Did you check, if the cached memory was decreased using this approach?

yf_zhang · May 20, 2020, 6:54am

If I delete tensor and use empty_cache, the used gpu memory is constantly changed. But the maximum ratio of used gpu memory is not changed.

ptrblck · May 20, 2020, 6:58am

You won’t avoid the max. memory usage by removing the cache.
As explained before, torch.cuda.empy_cache() will only release the cache, so that PyTorch will have to reallocate the necessary memory and might slow down your code
The memory usage will be the same, i.e. if your training has a peak memory usage of 12GB, it will stay at this value.
You will only temporarily reduce the allocated memory, which will then be reallocated if necessary.

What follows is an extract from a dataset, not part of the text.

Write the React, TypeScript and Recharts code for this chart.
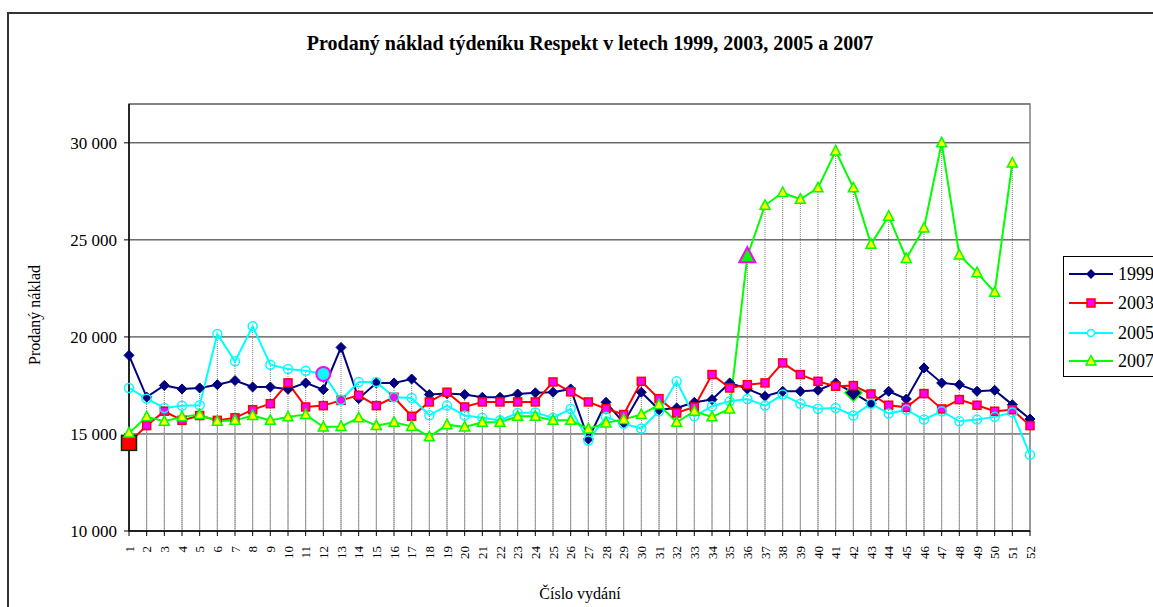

yf_zhang · May 20, 2020, 7:02am

I agree your opinion. But when I define the cnn model by code showed in question. The peak memory usage is 4 times larger than offfical resnet model in torchvision.

ptrblck · May 20, 2020, 7:07am

I would recommend to add debug statements using print(torch.cuda.max_memory_allocated()) to try to narrow down which operations are wasting the memory.

Just by skimming through the code, it seems that some lists and dicts are temporarily used and freed later. This might increase the peak memory, e.g. if you are storing the complete feature maps first and delete them one by one later.

yf_zhang · May 20, 2020, 7:08am

When I delete tensor and use empty_cache, the memory usage will decrease only when one-batch train process done rather than where I use “torch.cuda.empy_cache()”.

yf_zhang · May 20, 2020, 8:28am

Dear ptrblck, I found the gpu memory decrease from 5390M to 256M if I use empy_cache. The decease happens when model infer the validation dataset.

ptrblck · May 21, 2020, 7:48am

That might be expected and PyTorch will reallocate the memory, if needed.
You can clear the cache, but won’t be able to reduce the peak memory, and might just slow down the code using it.

If your custom ResNet implementation uses more memory than the torchvision implementation, I would still recommend to compare both implementations by adding the mentioned print statements and narrow down which part of your code uses more memory.